Whenever the Canadian and U.S. dollars fluctuate, a tale of two cities plays out in International Falls, Minn., and Fort Frances, Ontario.

These days, businesses on the Canadian side have the better end of the deal.

The loonie has dropped to its lowest level since 2004, worth just 77 U.S. cents. Put another way, a U.S. dollar is now worth $1.31 Canadian.

The shift, caused by low oil prices and the likelihood that the Bank of Canada will cut interest rates even as the Federal Reserve plans to raise them, means Canadian goods are cheaper for American shoppers.

Meanwhile, Canadian shoppers who are usually fond of American grocery stores and gas stations are staying home, which affects both tourism in the Twin Cities and small shops along the border.

“It’s our turn to take the hit,” said Patti Ballan, owner of Ballan Furniture in International Falls. “It goes both ways over the years.”

Ballan said shoppers in Canada are more aware of currency shifts than American shoppers, and the number of Canadian patrons at her 51-year-old store has slowed to a trickle.

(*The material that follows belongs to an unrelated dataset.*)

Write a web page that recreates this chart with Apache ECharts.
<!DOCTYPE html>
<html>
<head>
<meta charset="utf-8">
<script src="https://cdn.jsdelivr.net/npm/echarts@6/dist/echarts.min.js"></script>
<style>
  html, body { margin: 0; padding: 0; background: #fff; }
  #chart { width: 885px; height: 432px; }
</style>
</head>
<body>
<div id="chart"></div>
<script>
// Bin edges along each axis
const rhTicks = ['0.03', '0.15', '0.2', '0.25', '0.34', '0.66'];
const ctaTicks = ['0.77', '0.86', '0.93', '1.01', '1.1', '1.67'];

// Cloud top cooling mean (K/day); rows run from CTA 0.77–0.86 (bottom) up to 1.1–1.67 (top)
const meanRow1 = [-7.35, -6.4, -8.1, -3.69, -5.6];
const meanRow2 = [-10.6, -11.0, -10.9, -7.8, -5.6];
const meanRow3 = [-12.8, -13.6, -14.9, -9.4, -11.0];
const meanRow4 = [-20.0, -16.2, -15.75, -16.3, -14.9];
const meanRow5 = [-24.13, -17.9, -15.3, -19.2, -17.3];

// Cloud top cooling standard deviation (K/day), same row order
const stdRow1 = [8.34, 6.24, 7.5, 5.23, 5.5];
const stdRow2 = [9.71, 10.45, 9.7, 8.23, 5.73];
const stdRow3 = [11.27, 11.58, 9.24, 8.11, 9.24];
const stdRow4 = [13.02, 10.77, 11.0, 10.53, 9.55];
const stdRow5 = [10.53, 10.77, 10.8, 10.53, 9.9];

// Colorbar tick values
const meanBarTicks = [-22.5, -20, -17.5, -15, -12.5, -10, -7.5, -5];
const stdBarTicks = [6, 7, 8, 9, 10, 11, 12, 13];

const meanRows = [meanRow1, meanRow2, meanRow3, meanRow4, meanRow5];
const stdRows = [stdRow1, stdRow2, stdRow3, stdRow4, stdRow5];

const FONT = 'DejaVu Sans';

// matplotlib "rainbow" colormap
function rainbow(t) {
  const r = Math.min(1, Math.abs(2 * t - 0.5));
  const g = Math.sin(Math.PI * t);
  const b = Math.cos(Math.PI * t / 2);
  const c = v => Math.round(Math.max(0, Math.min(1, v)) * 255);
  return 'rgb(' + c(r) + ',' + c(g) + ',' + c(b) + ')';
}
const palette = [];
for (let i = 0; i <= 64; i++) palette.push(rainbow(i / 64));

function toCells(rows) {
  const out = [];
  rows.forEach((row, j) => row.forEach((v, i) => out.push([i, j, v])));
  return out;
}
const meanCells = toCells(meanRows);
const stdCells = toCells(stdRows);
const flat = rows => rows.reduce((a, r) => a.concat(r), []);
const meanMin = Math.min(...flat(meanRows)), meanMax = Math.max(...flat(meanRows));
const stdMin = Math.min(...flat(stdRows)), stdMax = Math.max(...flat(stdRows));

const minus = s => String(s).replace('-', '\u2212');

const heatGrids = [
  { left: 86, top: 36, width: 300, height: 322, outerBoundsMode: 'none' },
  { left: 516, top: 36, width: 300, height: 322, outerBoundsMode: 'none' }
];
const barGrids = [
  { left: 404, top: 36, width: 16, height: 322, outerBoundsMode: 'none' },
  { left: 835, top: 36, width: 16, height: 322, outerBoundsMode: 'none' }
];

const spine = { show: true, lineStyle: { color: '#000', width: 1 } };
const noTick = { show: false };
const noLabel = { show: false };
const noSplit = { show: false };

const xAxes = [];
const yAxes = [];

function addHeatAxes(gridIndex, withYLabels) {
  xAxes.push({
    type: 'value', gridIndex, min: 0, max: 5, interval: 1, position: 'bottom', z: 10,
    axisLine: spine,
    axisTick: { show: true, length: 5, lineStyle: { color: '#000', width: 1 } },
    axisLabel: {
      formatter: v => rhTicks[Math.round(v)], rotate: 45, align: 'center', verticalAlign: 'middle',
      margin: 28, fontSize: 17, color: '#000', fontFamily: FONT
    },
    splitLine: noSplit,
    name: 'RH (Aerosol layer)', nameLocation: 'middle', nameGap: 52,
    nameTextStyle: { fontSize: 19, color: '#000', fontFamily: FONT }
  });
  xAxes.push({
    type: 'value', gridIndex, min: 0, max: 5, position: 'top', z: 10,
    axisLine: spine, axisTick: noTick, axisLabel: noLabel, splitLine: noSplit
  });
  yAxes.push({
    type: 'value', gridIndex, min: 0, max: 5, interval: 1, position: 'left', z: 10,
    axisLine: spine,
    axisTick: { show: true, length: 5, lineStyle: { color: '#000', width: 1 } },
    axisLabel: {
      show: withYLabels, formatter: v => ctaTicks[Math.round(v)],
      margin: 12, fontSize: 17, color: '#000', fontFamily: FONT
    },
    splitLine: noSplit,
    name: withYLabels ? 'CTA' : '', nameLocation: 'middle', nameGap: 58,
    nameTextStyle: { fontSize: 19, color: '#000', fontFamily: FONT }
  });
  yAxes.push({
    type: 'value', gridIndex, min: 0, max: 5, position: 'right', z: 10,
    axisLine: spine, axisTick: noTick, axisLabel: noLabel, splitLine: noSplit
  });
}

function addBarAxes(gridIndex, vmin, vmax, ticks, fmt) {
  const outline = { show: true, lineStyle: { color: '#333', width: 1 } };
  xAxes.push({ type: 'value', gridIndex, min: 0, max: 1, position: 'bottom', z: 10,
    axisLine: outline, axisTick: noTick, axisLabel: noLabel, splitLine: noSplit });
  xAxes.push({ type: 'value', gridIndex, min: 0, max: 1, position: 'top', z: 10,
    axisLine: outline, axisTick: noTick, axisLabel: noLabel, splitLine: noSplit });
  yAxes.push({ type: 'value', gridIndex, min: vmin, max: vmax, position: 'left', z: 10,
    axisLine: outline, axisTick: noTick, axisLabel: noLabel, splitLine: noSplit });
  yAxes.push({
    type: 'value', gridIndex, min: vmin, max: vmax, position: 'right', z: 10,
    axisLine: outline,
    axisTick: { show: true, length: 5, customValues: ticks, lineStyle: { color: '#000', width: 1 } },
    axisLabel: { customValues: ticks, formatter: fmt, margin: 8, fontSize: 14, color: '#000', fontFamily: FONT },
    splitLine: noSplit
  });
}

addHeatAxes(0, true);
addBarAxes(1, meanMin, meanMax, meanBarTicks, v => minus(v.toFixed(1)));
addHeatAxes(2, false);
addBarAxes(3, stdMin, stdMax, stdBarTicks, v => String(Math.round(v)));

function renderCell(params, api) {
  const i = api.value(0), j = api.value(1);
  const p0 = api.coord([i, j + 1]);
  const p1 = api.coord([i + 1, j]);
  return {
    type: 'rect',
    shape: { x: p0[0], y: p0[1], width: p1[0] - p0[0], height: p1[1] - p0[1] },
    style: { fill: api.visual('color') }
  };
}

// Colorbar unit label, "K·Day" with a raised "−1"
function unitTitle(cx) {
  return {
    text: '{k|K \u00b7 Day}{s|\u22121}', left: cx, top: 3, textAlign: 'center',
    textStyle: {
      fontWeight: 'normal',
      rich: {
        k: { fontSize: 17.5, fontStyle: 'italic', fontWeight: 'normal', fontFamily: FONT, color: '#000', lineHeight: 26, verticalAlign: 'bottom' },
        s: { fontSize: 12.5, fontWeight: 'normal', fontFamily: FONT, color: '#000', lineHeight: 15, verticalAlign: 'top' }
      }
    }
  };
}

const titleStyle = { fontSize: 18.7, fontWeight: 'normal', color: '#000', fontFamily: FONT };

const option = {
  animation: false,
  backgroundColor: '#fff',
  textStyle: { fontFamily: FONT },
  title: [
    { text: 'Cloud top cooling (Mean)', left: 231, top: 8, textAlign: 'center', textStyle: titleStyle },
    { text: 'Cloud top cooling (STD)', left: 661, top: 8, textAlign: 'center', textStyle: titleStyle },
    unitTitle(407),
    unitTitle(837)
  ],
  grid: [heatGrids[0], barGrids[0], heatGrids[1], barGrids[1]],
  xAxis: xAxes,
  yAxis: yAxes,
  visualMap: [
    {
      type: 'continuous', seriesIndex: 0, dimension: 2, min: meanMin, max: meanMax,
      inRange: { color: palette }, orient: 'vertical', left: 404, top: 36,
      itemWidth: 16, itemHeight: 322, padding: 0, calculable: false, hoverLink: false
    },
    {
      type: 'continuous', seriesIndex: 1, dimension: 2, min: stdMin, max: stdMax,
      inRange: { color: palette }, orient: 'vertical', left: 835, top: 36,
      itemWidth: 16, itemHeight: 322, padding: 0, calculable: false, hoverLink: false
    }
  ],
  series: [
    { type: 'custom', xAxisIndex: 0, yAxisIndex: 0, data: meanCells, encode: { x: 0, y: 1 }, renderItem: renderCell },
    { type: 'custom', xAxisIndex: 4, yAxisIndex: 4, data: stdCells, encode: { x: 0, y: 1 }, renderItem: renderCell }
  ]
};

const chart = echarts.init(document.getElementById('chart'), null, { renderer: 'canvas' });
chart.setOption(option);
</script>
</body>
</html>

Her drivers usually make a delivery each week to a buyer across the border, but orders like that have plummeted in recent months. The furniture store is now making about one delivery per month to a Canadian buyer, and foot traffic has diminished, too.

“We’ve seen a significant drop in customers,” she said.

The opposite is true at ­Sunset Country Ford, about a mile away as the crow flies across the border on the west edge of Fort Frances. American buyers are showing up more frequently.

“It’s just starting, especially here in the last two weeks,” said Jamie Beasant, the dealership’s sales manager.

Americans have bought three vehicles in the past week there, and Beasant said the key factor is the currency.

“It was definitely the dollar, for sure,” he said. “It definitely opens the doors up for us across the border,”

Minnesota depends on some 700,000 overnight visitors from Canada each year, making the northern neighbor a key customer for the state’s tourism industry.

Canadians — many of them from Thunder Bay and Winnipeg — visit the Twin Cities to take in Twins or Wild games and shop at the Mall of America, said John Edman, director of Explore Minnesota, the state’s public-private tourism industry.

“Canadian visitors are extremely important to ­Minnesota,” he said.

The Twin Cities is a destination regardless of currency exchange rates. Many people from Manitoba and Ontario who want to spend Saturday buying sales tax-free clothing at the Mall of America and Sunday cheering for the Vikings will probably do so even if the Canadian dollar doesn’t go as far.

But some will hold off.

“It does cause some visitors to pause a little bit,” Edman said. “There is an impact.”

And for the supply chain that crisscrosses the border, the currency situation is ­probably a wash.

Winnipeg-based bus manufacturer New Flyer has factories in St. Cloud and Crookston, and a supplier network across the Upper Midwest. The firm expects to spend more in Canadian dollars than it will take in during its fiscal year 2015, so the weakness of the loonie is for now actually a benefit.

Mark Fontana, who owns Rainy Lake Sports & Tackle in Fort Frances, said the weak loonie is a double-edged sword for him. He’s seen an uptick in American visitors to his shop, but he must mark up prices because much of his tackle is made in the United States and he must buy it in U.S. dollars.

“Things just kind of bounce around. Sometimes the exporters are making money, sometimes they’re not. Sometimes the importers are making money, sometimes they’re not,” he said. “It just goes in cycles.”